In practical terms, this might look like the following for a US-based investor with moderate financial capacity, a five-year horizon, and a capitulation threshold around 45 percent:
- Core positions (50–60% of crypto allocation): Bitcoin and Ethereum, whose volatility, while substantial, is well-documented and whose liquidity allows for strategic rebalancing.
- Satellite positions (25–35%): Established Layer-2 networks and blue-chip DeFi protocols with active governance and institutional backing.
- Exploratory positions (10–15%): Emerging protocols with asymmetric upside potential, sized small enough that a complete loss does not breach the volatility floor.
Rebalancing the Axis Over Time
Your alignment axis is not static. Life circumstances change. A job transition, a major purchase, or the approach of retirement will shift your financial capacity. A sustained bear market may recalibrate your behavioral response. Regulatory developments—particularly relevant in the current US policy environment—may alter the risk profile of specific asset classes.

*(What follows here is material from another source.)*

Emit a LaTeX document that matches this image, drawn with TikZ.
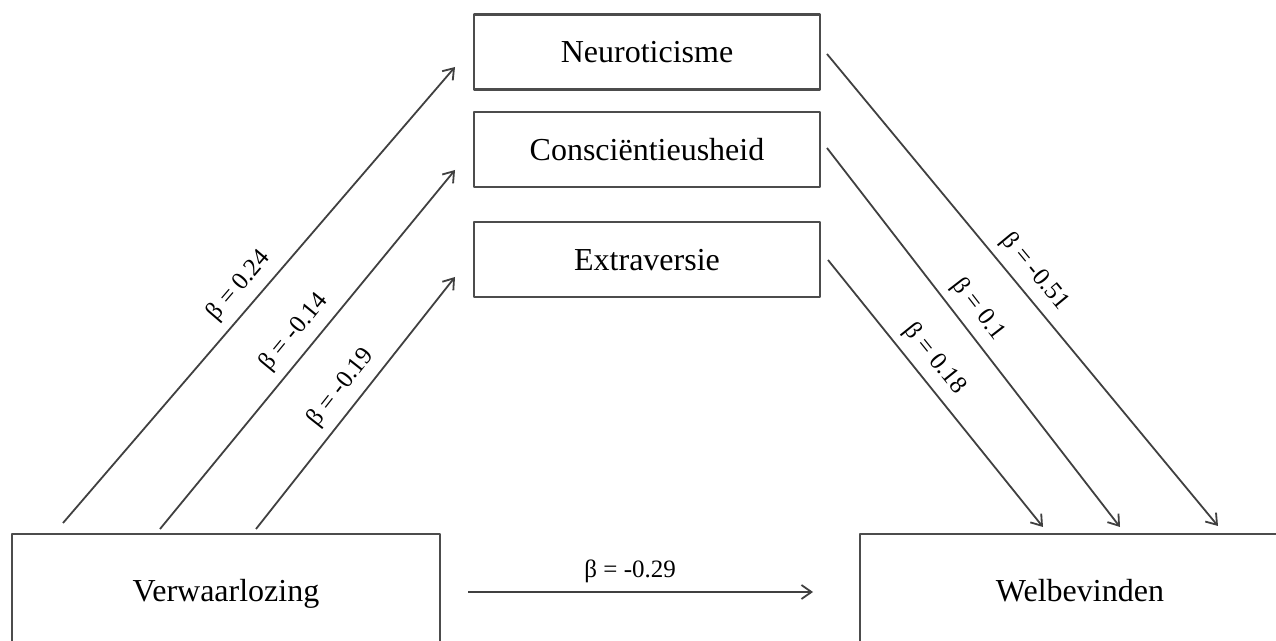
\documentclass[tikz,border=0pt]{standalone}
\usepackage{fontspec}
\setmainfont{Liberation Serif}
\usetikzlibrary{arrows.meta,positioning}
\tikzset{
  varbox/.style={draw=black!70, line width=1.2pt, fill=white,
    minimum width=173pt, minimum height=37.5pt, font=\fontsize{16}{19}\selectfont},
  bigbox/.style={varbox, minimum height=59pt, text height=11pt, text depth=2pt},
  effect/.style={-{Straight Barb[length=5pt,width=7pt]}, line width=0.9pt, draw=black!75},
  beta/.style={font=\fontsize{12.5}{15}\selectfont, sloped, above=1pt}
}

\begin{document}
\begin{tikzpicture}[x=0.5pt, y=-0.5pt, line join=round]
\clip (0,0) rectangle (1276,641);
% variabelen
\node[varbox]                        (neuro) at (647,52) {Neuroticisme};
\node[varbox, below=10pt of neuro]   (consc)             {Consciëntieusheid};
\node[varbox, below=16.5pt of consc] (extra)             {Extraversie};
\node[bigbox, minimum width=214pt]   (verw)  at (226,593) {Verwaarlozing};
\node[bigbox, minimum width=220pt]   (welb)  at (1080,593) {Welbevinden};
% begin- en eindpunten van de pijlen
\coordinate (v1) at (63,523);
\coordinate (v2) at (160,529);
\coordinate (v3) at (256,529);
\coordinate (n-in)  at (455,67);
\coordinate (c-in)  at (455,170);
\coordinate (e-in)  at (455,277);
\coordinate (n-out) at (827,54);
\coordinate (c-out) at (827,148);
\coordinate (e-out) at (828,260);
\coordinate (w1) at (1218,526);
\coordinate (w2) at (1120,527);
\coordinate (w3) at (1043,527);
\coordinate (v-out) at (468,592);
\coordinate (w-in)  at (813,592);
% a-paden
\draw[effect] (v1) -- node[beta,pos=0.49] {β = 0.24}  (n-in);
\draw[effect] (v2) -- node[beta,pos=0.51] {β = -0.14} (c-in);
\draw[effect] (v3) -- node[beta,pos=0.51] {β = -0.19} (e-in);
% b-paden
\draw[effect] (n-out) -- node[beta,pos=0.49] {β = -0.51} (w1);
\draw[effect] (c-out) -- node[beta,pos=0.46] {β = 0.1}   (w2);
\draw[effect] (e-out) -- node[beta,pos=0.42] {β = 0.18}  (w3);
% direct effect
\draw[effect] (v-out) -- node[beta,pos=0.47] {β = -0.29} (w-in);
\end{tikzpicture}
\end{document}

Building a quarterly review cadence into your investment practice ensures that your portfolio composition remains aligned with your actual risk profile rather than the profile you had when you first entered the market.
This discipline—the willingness to reassess and realign rather than simply hold and hope—is what separates investors who build sustainable crypto portfolios from those who accumulate positions that ultimately overwhelm their capacity to manage them.
The Discipline Behind the Decision
Cryptocurrency markets reward conviction, but they punish conviction that is not grounded in honest self-knowledge. The investors who navigate multiple market cycles successfully are not necessarily those with the best market intelligence. They are the ones who understood their own limits before the market tested them.
Defining your alignment axis is not a one-time exercise. It is an ongoing practice—a commitment to matching the assets you hold to the investor you actually are, rather than the investor you imagine yourself to be when prices are rising.